A transparent money trail would allow investors to better gauge political risk (when it turns out a country is getting a bad deal, there’s a good chance that deal could be renegotiated, especially when regimes change). And along the U.S. Supreme Court justice Louis Brandeis principle that “sunlight is the best disinfectant,” it also adds a dash of government accountability to the equation by making it more difficult to misappropriate resource revenues.

The current opacity on how money changes hands has cooked up predictable outcomes. According to Nigeria’s corruption agency, as much as $400-billion (U.S.) in oil cash has been stolen or wasted during the past 50 years, while investor vertigo is setting in as “too good to be true” contracts unravel from the Gobi Desert to the jungles of Africa.

While Canada requires oil companies to disclose payments to foreign governments to a limited extent via National Instrument 51-101 Standards for Disclosure for Oil and Gas Activities, other jurisdictions around the world are quickly leaving us in a cloud of opaque dust.

Last summer, U.S. Senators Benjamin Cardin and Richard Lugar introduced groundbreaking legislation into the Dodd-Frank Act requiring oil, gas and mining companies on all U.S. stock exchanges to report their payments to governments on a country-by-country and even project-by-project basis. Canada should follow suit – after all, large New York Stock Exchange-listed Canadian companies such as Nexen, Suncor, EnCana, Talisman, Goldcorp and Barrick all want a level playing field.

The U.S., British, German and French governments have already endorsed these rules. The Hong Kong Stock Exchange already has similar rules in place. The European Union Council of Ministers has endorsed the Dodd-Frank provisions and is looking at taking the transparency up a notch to include production levels (i.e., barrels of oil), sales and profits. While the Europeans get their act together, there’s a window of opportunity open for Canadian securities regulators to lead the way, and define the gold standard for corporate transparency.

Pushback can be expected. As Robert Kennedy once said, one-fifth of the people are against everything all of the time. Royal Dutch Shell CEO Peter Voser recently expressed concern at a Paris conference that requiring companies to publish what they pay foreign governments could “destroy” the existing transparency movement, because it could break secrecy laws in producing countries. But the truth is that the oil or mining lobbies have not been able to cite a single case where these laws exist and are applied.

In a funny way that only non-fiction makes plausible, Mr. Voser shares something in common with the anti-corporate activists who oppose all business engagement with despots: They both hanker for a version of a world that no longer exists.

Twenty-nine of the world’s top 32 oil companies (including Shell) are listed on the NYSE, and they’ll have to comply with the Dodd-Frank transparency provisions when they come into force.

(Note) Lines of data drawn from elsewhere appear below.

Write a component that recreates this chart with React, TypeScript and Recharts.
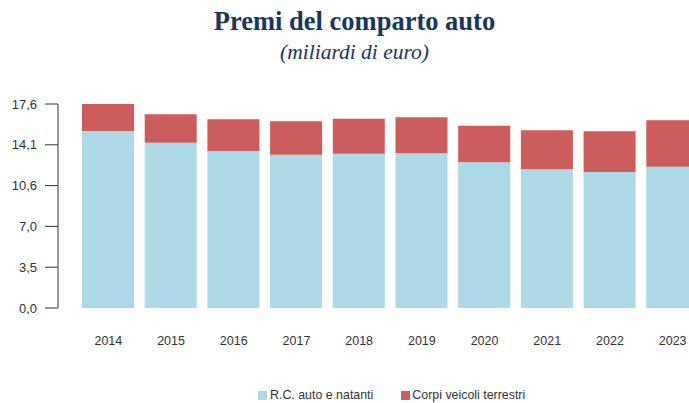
import { BarChart, Bar, XAxis, YAxis } from 'recharts';

const years = ['2014', '2015', '2016', '2017', '2018', '2019', '2020', '2021', '2022', '2023'];
const rcAuto = [15.27, 14.26, 13.55, 13.23, 13.31, 13.35, 12.57, 11.97, 11.73, 12.19];
const corpiVeicoli = [2.33, 2.45, 2.73, 2.88, 3.02, 3.1, 3.16, 3.36, 3.52, 4.01];
const yTicks = [0, 3.52, 7.04, 10.56, 14.08, 17.6];

const BLUE = '#add8e6';
const RED = '#cd5c5c';
const NAVY = '#17375e';

const data = years.map((year, i) => ({
  year,
  rc: rcAuto[i],
  corpi: corpiVeicoli[i],
}));

const fmt = (v: number) => v.toFixed(1).replace('.', ',');

export default function App() {
  return (
    <div
      style={{
        position: 'absolute',
        top: 0,
        left: 0,
        width: 689,
        height: 403,
        overflow: 'hidden',
        background: '#fff',
      }}
    >
      <div
        style={{
          position: 'absolute',
          top: 5,
          left: 10,
          width: 689,
          textAlign: 'center',
          fontFamily: '"Liberation Serif", serif',
          color: NAVY,
        }}
      >
        <div style={{ fontSize: 26.5, fontWeight: 'bold', lineHeight: '32px' }}>Premi del comparto auto</div>
        <div style={{ fontSize: 21.5, fontStyle: 'italic', lineHeight: '28px', marginTop: 1 }}>(miliardi di euro)</div>
      </div>

      <div style={{ position: 'absolute', top: 0, left: 0 }}>
        <BarChart
          width={740}
          height={403}
          data={data}
          margin={{ top: 104, right: 17, bottom: 65, left: 0 }}
          style={{ fontFamily: 'Arial, "Liberation Sans", sans-serif' }}
        >
          <XAxis
            dataKey="year"
            axisLine={false}
            tickLine={false}
            tickSize={0}
            tickMargin={28}
            padding={{ left: 19, right: 19 }}
            tick={{ fill: '#333', fontSize: 12.5 }}
            height={30}
          />
          <YAxis
            width={58}
            domain={[0, 17.6]}
            allowDataOverflow
            ticks={yTicks}
            tickFormatter={fmt}
            tickSize={13}
            tickMargin={8}
            axisLine={{ stroke: '#333' }}
            tickLine={{ stroke: '#333' }}
            tick={{ fill: '#333', fontSize: 13 }}
          />
          <Bar dataKey="rc" stackId="a" fill={BLUE} barSize={52} isAnimationActive={false} />
          <Bar dataKey="corpi" stackId="a" fill={RED} barSize={52} isAnimationActive={false} />
        </BarChart>
      </div>

      <div
        style={{
          position: 'absolute',
          top: 388,
          left: 258,
          display: 'flex',
          alignItems: 'center',
          fontFamily: 'Arial, "Liberation Sans", sans-serif',
          fontSize: 12.4,
          lineHeight: '14px',
          color: '#333',
          whiteSpace: 'nowrap',
        }}
      >
        <span style={{ display: 'inline-block', width: 9, height: 9, background: BLUE, marginRight: 3 }} />
        <span>R.C. auto e natanti</span>
        <span style={{ display: 'inline-block', width: 9, height: 9, background: RED, marginLeft: 28, marginRight: 2 }} />
        <span>Corpi veicoli terrestri</span>
      </div>
    </div>
  );
}
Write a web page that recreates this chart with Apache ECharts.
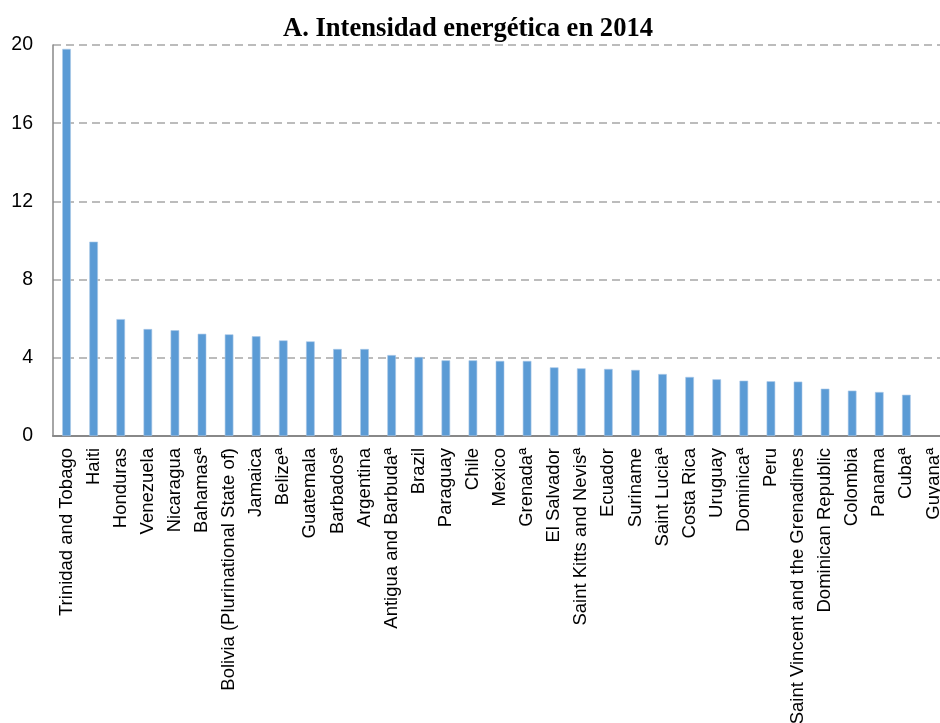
<!DOCTYPE html>
<html>
<head>
<meta charset="utf-8">
<script src="https://cdn.jsdelivr.net/npm/echarts@6/dist/echarts.min.js"></script>
<style>
  html, body { margin: 0; padding: 0; background: #fff; overflow: hidden; }
  /* the plot runs slightly past the right edge of the window */
  #chart { width: 960px; height: 723px; }
</style>
</head>
<body>
<div id="chart"></div>
<script>
// Energy intensity by country, 2014
const countries = [
  'Trinidad and Tobago', 'Haiti', 'Honduras', 'Venezuela', 'Nicaragua',
  'Bahamasª', 'Bolivia (Plurinational State of)', 'Jamaica', 'Belizeª',
  'Guatemala', 'Barbadosª', 'Argentina', 'Antigua and Barbudaª', 'Brazil',
  'Paraguay', 'Chile', 'Mexico', 'Grenadaª', 'El Salvador',
  'Saint Kitts and Nevisª', 'Ecuador', 'Suriname', 'Saint Luciaª',
  'Costa Rica', 'Uruguay', 'Dominicaª', 'Peru',
  'Saint Vincent and the Grenadines', 'Dominican Republic', 'Colombia',
  'Panama', 'Cubaª', 'Guyanaª'
];

const intensity = [
  19.8, 9.94, 5.98, 5.47, 5.41,
  5.23, 5.20, 5.10, 4.89,
  4.84, 4.45, 4.45, 4.14, 4.04,
  3.87, 3.87, 3.84, 3.84, 3.51,
  3.46, 3.43, 3.38, 3.17,
  3.02, 2.90, 2.83, 2.80,
  2.78, 2.42, 2.32,
  2.25, 2.11, null
];

const yTicks = { min: 0, max: 20, interval: 4 };

const chart = echarts.init(document.getElementById('chart'));
chart.setOption({
  animation: false,
  title: {
    text: 'A. Intensidad energética en 2014',
    left: 463,
    top: 11,
    textAlign: 'center',
    textStyle: {
      fontFamily: '"Liberation Serif", "Times New Roman", serif',
      fontWeight: 'bold',
      fontSize: 26.6,
      color: '#000'
    }
  },
  grid: { left: 53, top: 45, width: 894, height: 391, outerBoundsMode: 'none' },
  xAxis: {
    type: 'category',
    data: countries,
    axisLine: { lineStyle: { color: '#888', width: 2 } },
    axisTick: { show: false },
    axisLabel: {
      interval: 0,
      rotate: 90,
      margin: 12,
      fontSize: 18.5,
      fontFamily: '"Liberation Sans", Arial, sans-serif',
      color: '#000'
    }
  },
  yAxis: {
    type: 'value',
    min: yTicks.min,
    max: yTicks.max,
    interval: yTicks.interval,
    axisLine: { show: true, lineStyle: { color: '#888', width: 1.5 } },
    axisTick: { show: false },
    axisLabel: {
      margin: 20,
      fontSize: 19.5,
      fontFamily: '"Liberation Sans", Arial, sans-serif',
      color: '#000'
    },
    splitLine: {
      lineStyle: { color: '#a6a6a6', width: 1.5, type: [8, 5] }
    }
  },
  series: [{
    type: 'bar',
    data: intensity,
    barWidth: 8.6,
    itemStyle: { color: '#5b9bd5', borderColor: '#a9c8e8', borderWidth: 0.6 }
  }]
});
</script>
</body>
</html>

And by virtue of being the home exchange to the world’s miners, Canada’s economic fate is intertwined with many of the world’s despots who sit atop the minerals we mine.

As the recent spate of sand revolutions makes clear, people are increasingly intolerant of being cheated by their governments. The U.S. has already blown the train whistle with the Dodd-Frank Act. Canada now has a choice: Hitch our economic future to the caboose of corporate opacity or jump ahead to the locomotive of transparency.

Toby Heaps is editor of Corporate Knights magazine.